Russian market still shrinking
The company’s turnover may have gone up slightly, to 32.4 billion Danish krona (4.3 billion euro), but that was only because of higher prices. Net profit took a serious hit and dropped 28 % in the first 6 months of 2015, to 1.59 billion krona (210 million euro).
Sold volume dropped 5 % over the first six months of 2015, with a 19 % drop in the second quarter for Eastern Europe and a 4 % volume drop in Western Europe – due to the bad weather during the spring. Carlsberg is the largest beer brewer in Russia, and that particular market slumped 9 % over the past 6 months, while the Ukraine market has even shrank 17 %. This has forced Carlsberg to shut down two Russian factories earlier this year.
The sales for the Carlsberg brand dropped 2 % in its most important markets, while brands like Tuborg (+ 16 %), Somersby (+ 26 %), Kronenbourg (+ 2 %) and Grimbergen (+ 19 %) did present positive results.
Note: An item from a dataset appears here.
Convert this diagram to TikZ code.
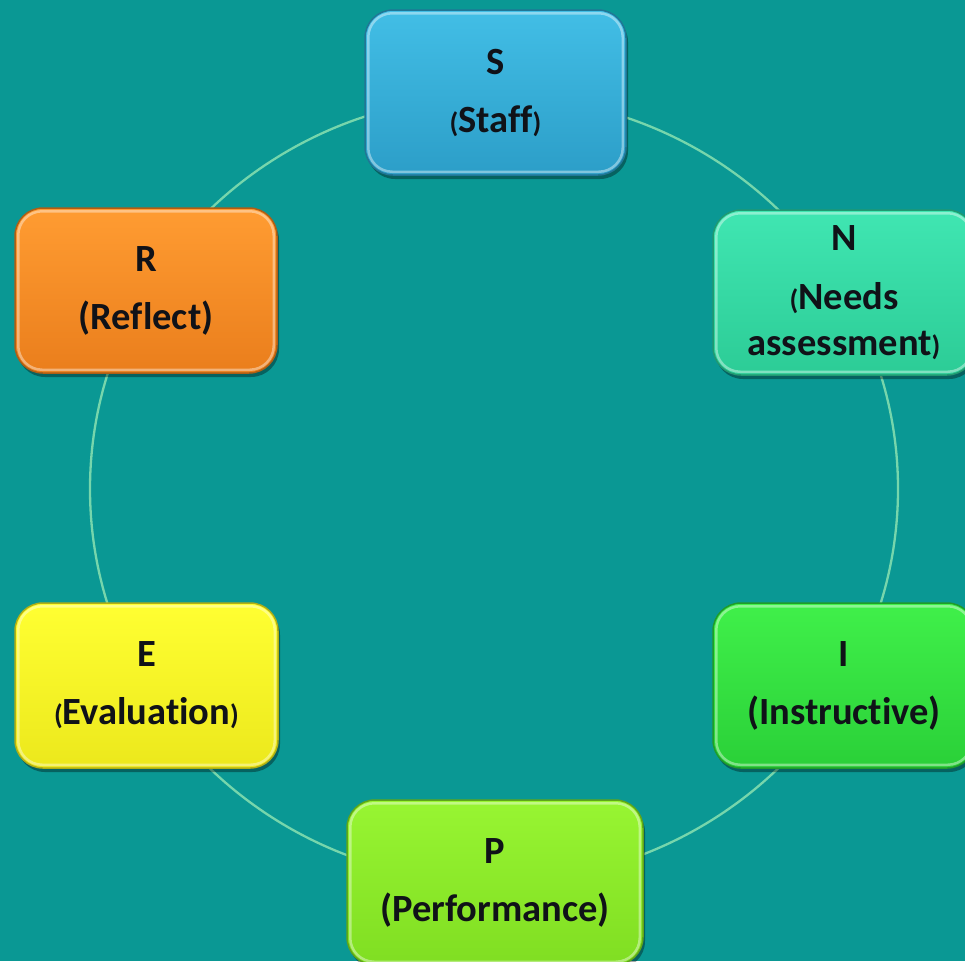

2015 forecast adjusted downward
“The first half of 2015 has been challenging for the Group, with weaker than expected results in Western Europe and market decline in Eastern Europe. (…) For the full year, we therefore do not expect that the strong Asian performance will be enough to offset the weaker than expected results in Western Europe and the challenging market conditions in Eastern Europe”, CEO Cees ‘t Hart said.
That is why Carlsberg decided to adjust its 2015 forecast downward. At first, it had hoped for an operational profit increase, but Carlsberg is now considering a possible (minor) drop. When Cees ‘t Hart rose to the rank of CEO mid-June, he almost immediately had to send out a profit alert.